El desarrollo capitalista y el
imperialismo fueron responsables del deslizamiento inexorable hacia un
conflicto mundial, ya que provocaron la competencia entre los Estados a
causa de su expansión colonial. La rivalidad por conquistar los mercados
mundiales y los recursos naturales, así como el control de determinadas
regiones provocaron la formulación de una ecuación letal: a mayor poder
político ilimitado, mayor crecimiento económico. Es decir, cuanto mayor
sea la población y más fuerte la posición de un Estado-nación, más
poderosa será su economía. No existían límites al proyecto nacional.

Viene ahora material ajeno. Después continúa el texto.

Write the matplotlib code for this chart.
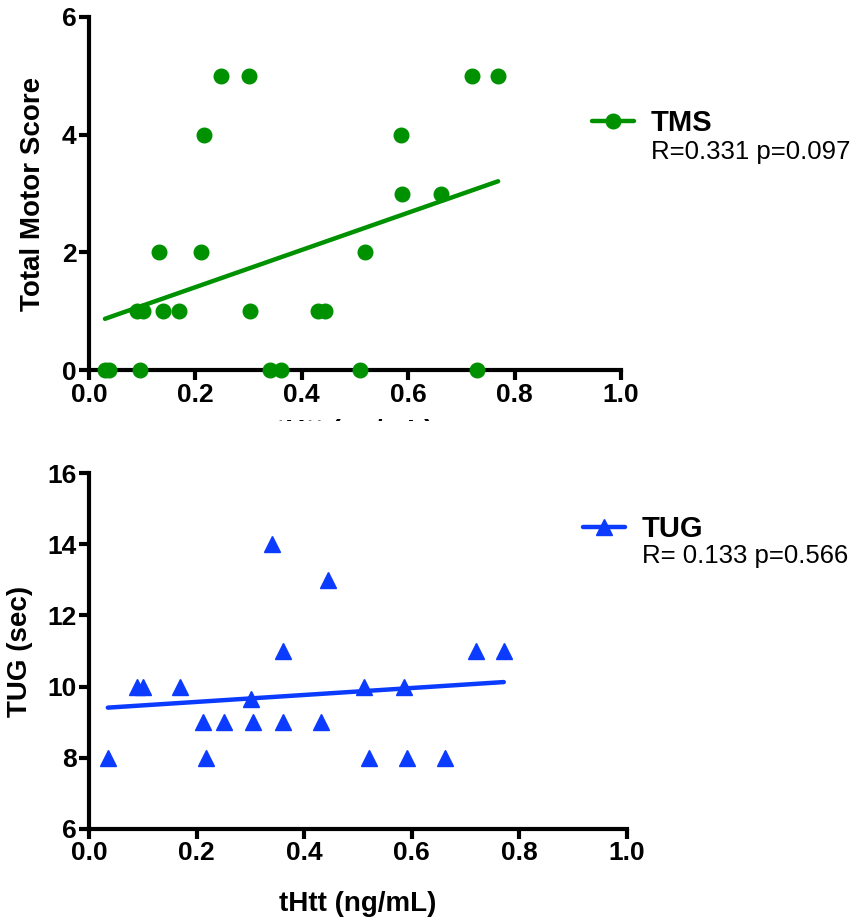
import matplotlib
matplotlib.use("Agg")
import matplotlib.pyplot as plt
import numpy as np
from matplotlib.lines import Line2D
from matplotlib.patches import Rectangle

# TMS vs tHtt
tms_x = [0.030, 0.037, 0.096, 0.340, 0.360, 0.510, 0.729,
         0.091, 0.101, 0.140, 0.170, 0.303, 0.430, 0.443,
         0.131, 0.210, 0.519,
         0.589, 0.662,
         0.216, 0.586,
         0.249, 0.300, 0.719, 0.769]
tms_y = [0, 0, 0, 0, 0, 0, 0,
         1, 1, 1, 1, 1, 1, 1,
         2, 2, 2,
         3, 3,
         4, 4,
         5, 5, 5, 5]

# TUG vs tHtt
tug_x = [0.035, 0.217, 0.520, 0.591, 0.662,
         0.211, 0.251, 0.304, 0.361, 0.431,
         0.301,
         0.089, 0.101, 0.169, 0.511, 0.586,
         0.361, 0.720, 0.771,
         0.445, 0.341]
tug_y = [8, 8, 8, 8, 8,
         9, 9, 9, 9, 9,
         9.66,
         10, 10, 10, 10, 10,
         11, 11, 11,
         13, 14]

tms_stats = "R=0.331 p=0.097"
tug_stats = "R= 0.133 p=0.566"
x_ticks = [0.0, 0.2, 0.4, 0.6, 0.8, 1.0]

GREEN = "#009100"
BLUE = "#0B3BFF"
W, H = 860, 919

plt.rcParams['font.family'] = ['Liberation Sans', 'DejaVu Sans']

fig = plt.figure(figsize=(W / 100, H / 100), dpi=100)


def px_axes(left, right, top, bottom):
    return fig.add_axes([left / W, 1 - bottom / H, (right - left) / W, (bottom - top) / H])


def style(ax):
    for s in ['top', 'right']:
        ax.spines[s].set_visible(False)
    for s in ['left', 'bottom']:
        ax.spines[s].set_linewidth(3)
    ax.tick_params(direction='out', length=7, width=3, labelsize=19, pad=2)
    for lab in ax.get_xticklabels() + ax.get_yticklabels():
        lab.set_fontweight('bold')


def fit_line(ax, x, y, color):
    x = np.asarray(x)
    k, b = np.polyfit(x, y, 1)
    xs = np.array([x.min(), x.max()])
    ax.plot(xs, k * xs + b, color=color, lw=3.2, solid_capstyle='round', zorder=3)


# top panel
ax1 = px_axes(89, 621, 17, 370)
ax1.plot(tms_x, tms_y, 'o', color=GREEN, ms=10.5, clip_on=False, zorder=4)
fit_line(ax1, tms_x, tms_y, GREEN)
ax1.set_xlim(0, 1)
ax1.set_ylim(0, 6)
ax1.set_xticks(x_ticks)
ax1.set_xticklabels([f"{t:.1f}" for t in x_ticks])
ax1.set_yticks([0, 2, 4, 6])
style(ax1)
ax1.set_ylabel("Total Motor Score", fontsize=20, fontweight='bold')
ax1.yaxis.set_label_coords(-0.081, 0.5)
ax1.set_xlabel("tHtt (ng/mL)", fontsize=20, fontweight='bold')
ax1.xaxis.set_label_coords(0.5, -0.139)

h1 = Line2D([], [], color=GREEN, lw=3.2, marker='o', ms=10.5, solid_capstyle='round')
fig.legend([h1], ["TMS"], loc='center left', bbox_to_anchor=(592 / W, 1 - 123 / H),
           frameon=False, borderpad=0, borderaxespad=0, handlelength=1.45,
           handletextpad=0.55, prop={'size': 21, 'weight': 'bold'})
fig.text(651 / W, 1 - 152 / H, tms_stats, fontsize=18.5, va='center', ha='left')

# the top x label is partly hidden behind the lower panel
fig.add_artist(Rectangle((0, 1 - 455 / H), 1, (455 - 421) / H, transform=fig.transFigure,
                         facecolor='white', edgecolor='none', zorder=10))

# bottom panel
ax2 = px_axes(89, 627, 473, 829)
ax2.plot(tug_x, tug_y, '^', color=BLUE, ms=11.5, clip_on=False, zorder=4)
fit_line(ax2, tug_x, tug_y, BLUE)
ax2.set_xlim(0, 1)
ax2.set_ylim(6, 16)
ax2.set_xticks(x_ticks)
ax2.set_xticklabels([f"{t:.1f}" for t in x_ticks])
ax2.set_yticks([6, 8, 10, 12, 14, 16])
style(ax2)
ax2.set_ylabel("TUG (sec)", fontsize=20, fontweight='bold')
ax2.yaxis.set_label_coords(-0.104, 0.5)
ax2.set_xlabel("tHtt (ng/mL)", fontsize=20, fontweight='bold')
ax2.xaxis.set_label_coords(0.5, -0.175)

h2 = Line2D([], [], color=BLUE, lw=3.2, marker='^', ms=11.5, solid_capstyle='round')
fig.legend([h2], ["TUG"], loc='center left', bbox_to_anchor=(583 / W, 1 - 529 / H),
           frameon=False, borderpad=0, borderaxespad=0, handlelength=1.45,
           handletextpad=0.55, prop={'size': 21, 'weight': 'bold'})
fig.text(642 / W, 1 - 556 / H, tug_stats, fontsize=18.5, va='center', ha='left')

fig.savefig("out.png", dpi=100)
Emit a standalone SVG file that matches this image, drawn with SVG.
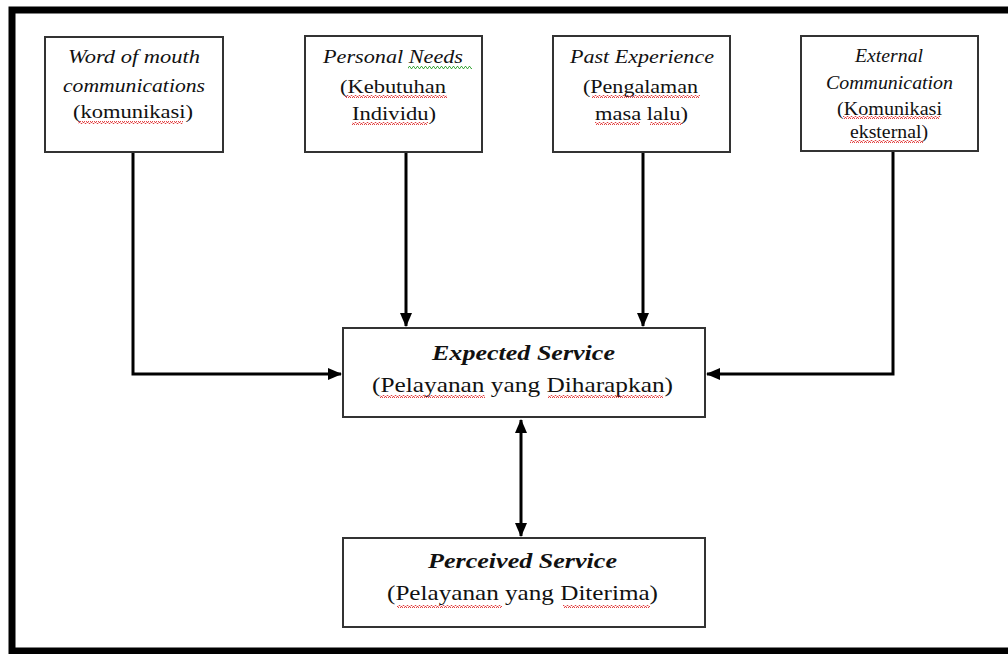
<svg xmlns="http://www.w3.org/2000/svg" width="1008" height="654" viewBox="0 0 1008 654">
<style>
.box{fill:#fff;stroke:#333;stroke-width:2}
.t{font-family:"Liberation Serif","Times New Roman",serif;fill:#111}
.i{font-style:italic}
.b{font-weight:bold;font-style:italic}
.c{fill:none;stroke:#000;stroke-width:3}
</style>
<defs>
<marker id="ah" markerUnits="userSpaceOnUse" markerWidth="14" markerHeight="14" viewBox="0 0 14 14" refX="13" refY="7" orient="auto-start-reverse">
<path d="M0,1 L14,7 L0,13 Z" fill="#000"/>
</marker>
<pattern id="sqr" width="4" height="3" patternUnits="userSpaceOnUse">
<path d="M0,2.5 L1,0.5 L2,0.5 L3,2.5 L4,2.5" fill="none" stroke="#e03030" stroke-width="0.9"/>
</pattern>
<pattern id="sqg" width="4" height="3" patternUnits="userSpaceOnUse">
<path d="M0,2.5 L1,0.5 L2,0.5 L3,2.5 L4,2.5" fill="none" stroke="#30a030" stroke-width="0.9"/>
</pattern>
</defs>
<rect width="1008" height="654" fill="#fff"/>
<rect x="12" y="10" width="1010" height="641" fill="none" stroke="#000" stroke-width="7"/>

<g id="connectors">
<path class="c" d="M133,152 V374 H341" marker-end="url(#ah)"/>
<path class="c" d="M406,152 V326" marker-end="url(#ah)"/>
<path class="c" d="M643,152 V326" marker-end="url(#ah)"/>
<path class="c" d="M893,151 V374 H707" marker-end="url(#ah)"/>
<path class="c" d="M521,420 V536" marker-start="url(#ah)" marker-end="url(#ah)"/>
</g>

<g id="node-word-of-mouth">
<rect class="box" x="45" y="37" width="178" height="115"/>
<text class="t i" x="68" y="63" font-size="19" textLength="132" lengthAdjust="spacingAndGlyphs">Word of mouth</text>
<text class="t i" x="63" y="92" font-size="19" textLength="142" lengthAdjust="spacingAndGlyphs">communications</text>
<text class="t" x="73" y="118" font-size="19" textLength="120" lengthAdjust="spacingAndGlyphs">(komunikasi)</text>
<rect x="78" y="121" width="105" height="3" fill="url(#sqr)"/>
</g>

<g id="node-personal-needs">
<rect class="box" x="305" y="36" width="177" height="116"/>
<text class="t i" x="323" y="63" font-size="19" textLength="140" lengthAdjust="spacingAndGlyphs">Personal Needs</text>
<text class="t" x="340" y="93" font-size="19" textLength="106" lengthAdjust="spacingAndGlyphs">(Kebutuhan</text>
<text class="t" x="352" y="120" font-size="19" textLength="84" lengthAdjust="spacingAndGlyphs">Individu)</text>
<rect x="408" y="66" width="64" height="3" fill="url(#sqg)"/>
<rect x="345" y="95" width="102" height="3" fill="url(#sqr)"/>
<rect x="352" y="122" width="76" height="3" fill="url(#sqr)"/>
</g>

<g id="node-past-experience">
<rect class="box" x="553" y="36" width="177" height="116"/>
<text class="t i" x="570" y="63" font-size="19" textLength="144" lengthAdjust="spacingAndGlyphs">Past Experience</text>
<text class="t" x="583" y="93" font-size="19" textLength="115" lengthAdjust="spacingAndGlyphs">(Pengalaman</text>
<text class="t" x="595" y="120" font-size="19" textLength="93" lengthAdjust="spacingAndGlyphs">masa lalu)</text>
<rect x="592" y="95" width="108" height="3" fill="url(#sqr)"/>
<rect x="595" y="122" width="45" height="3" fill="url(#sqr)"/>
<rect x="650" y="122" width="32" height="3" fill="url(#sqr)"/>
</g>

<g id="node-external-communication">
<rect class="box" x="801" y="36" width="177" height="115"/>
<text class="t i" x="855" y="62" font-size="18" textLength="68" lengthAdjust="spacingAndGlyphs">External</text>
<text class="t i" x="826" y="89" font-size="18" textLength="127" lengthAdjust="spacingAndGlyphs">Communication</text>
<text class="t" x="837" y="115" font-size="18" textLength="105" lengthAdjust="spacingAndGlyphs">(Komunikasi</text>
<text class="t" x="850" y="138" font-size="18" textLength="78" lengthAdjust="spacingAndGlyphs">eksternal)</text>
<rect x="843" y="116" width="97" height="3" fill="url(#sqr)"/>
<rect x="850" y="140" width="73" height="3" fill="url(#sqr)"/>
</g>

<g id="node-expected-service">
<rect class="box" x="343" y="328" width="362" height="89"/>
<text class="t b" x="432" y="360" font-size="22" textLength="183" lengthAdjust="spacingAndGlyphs">Expected Service</text>
<text class="t" x="372" y="392" font-size="21" textLength="301" lengthAdjust="spacingAndGlyphs">(Pelayanan yang Diharapkan)</text>
<rect x="380" y="395" width="105" height="3" fill="url(#sqr)"/>
<rect x="548" y="395" width="115" height="3" fill="url(#sqr)"/>
</g>

<g id="node-perceived-service">
<rect class="box" x="343" y="538" width="362" height="89"/>
<text class="t b" x="428" y="568" font-size="22" textLength="189" lengthAdjust="spacingAndGlyphs">Perceived Service</text>
<text class="t" x="387" y="600" font-size="21" textLength="271" lengthAdjust="spacingAndGlyphs">(Pelayanan yang Diterima)</text>
<rect x="397" y="605" width="105" height="3" fill="url(#sqr)"/>
<rect x="563" y="605" width="87" height="3" fill="url(#sqr)"/>
</g>
</svg>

Como rezaba una máxima nacionalista: “Heute Deutschland, morgen die ganze Welt” (Hoy Alemania, mañana el mundo entero).
Esta
era una cara de la moneda, pero existía otra. Así, se ha dicho con
razón que en 1914 la humanidad necesitaba una alternativa y esta
alternativa ya existía: la encarnaban los partidos socialistas. Parecía
que sólo faltaba una señal para que los pueblos se levantaran, y fue la
revolución bolchevique de octubre de 1917 la que lanzó esta señal al
mundo, convirtiéndose en un acontecimiento tan crucial del siglo XX que
ha sido caracterizado por Hobsbawm como “el siglo XX corto”, enmarcado entre 1914 y 1989, año del desplome del sistema soviético.
Decir
que la guerra fue recibida con entusiasmo sería quizá excesivo, pero
cuando las masas oyeron gritar a los vendedores de periódicos “Se ha
declarado la guerra”, sintieron una gran conmoción, mezcla de miedo,
esperanza y solidaridad con sus compatriotas. En todos había calado una
idea fuerza: en los alemanes, que debían defender su recién ganada
unidad, su grandeza científica e industrial y el empuje de su comercio
en todo el mundo; en los franceses e ingleses, que debían impedir la
consolidación de la obra de Bismarck, dividiendo de nuevo el imperio
alemán, su competidor, del que se sentían celosos; en los rusos, que
debían ocupar nuevos territorios para incorporarlos a su heterogéneo
imperio; y en los súbditos del imperio austro-húngaro, que debían
contener la amenaza eslava en los Balcanes.
La decadencia de
Europa, que comenzó con la guerra de 1914 hace ahora cien años y se
acentuó con la Segunda Guerra Mundial, se ha consumado un siglo después
con la crisis económica que ha supuesto el final de su hegemonía
financiera, vicaria de la de Estados Unidos. ¿Cómo ha sido posible un
suicidio semejante? Por una razón: el nacionalismo, que es una
involución romántica respecto al racionalismo de la Ilustración,
desemboca siempre en una u otra forma de enfrentamiento con el otro. No
en vano es un abandono deliberado de la razón: es una actitud vital que
prescinde de la ética –confundida con la estética– y que se agota en la
autoafirmación y en la autorrealización. Nosotros y ellos.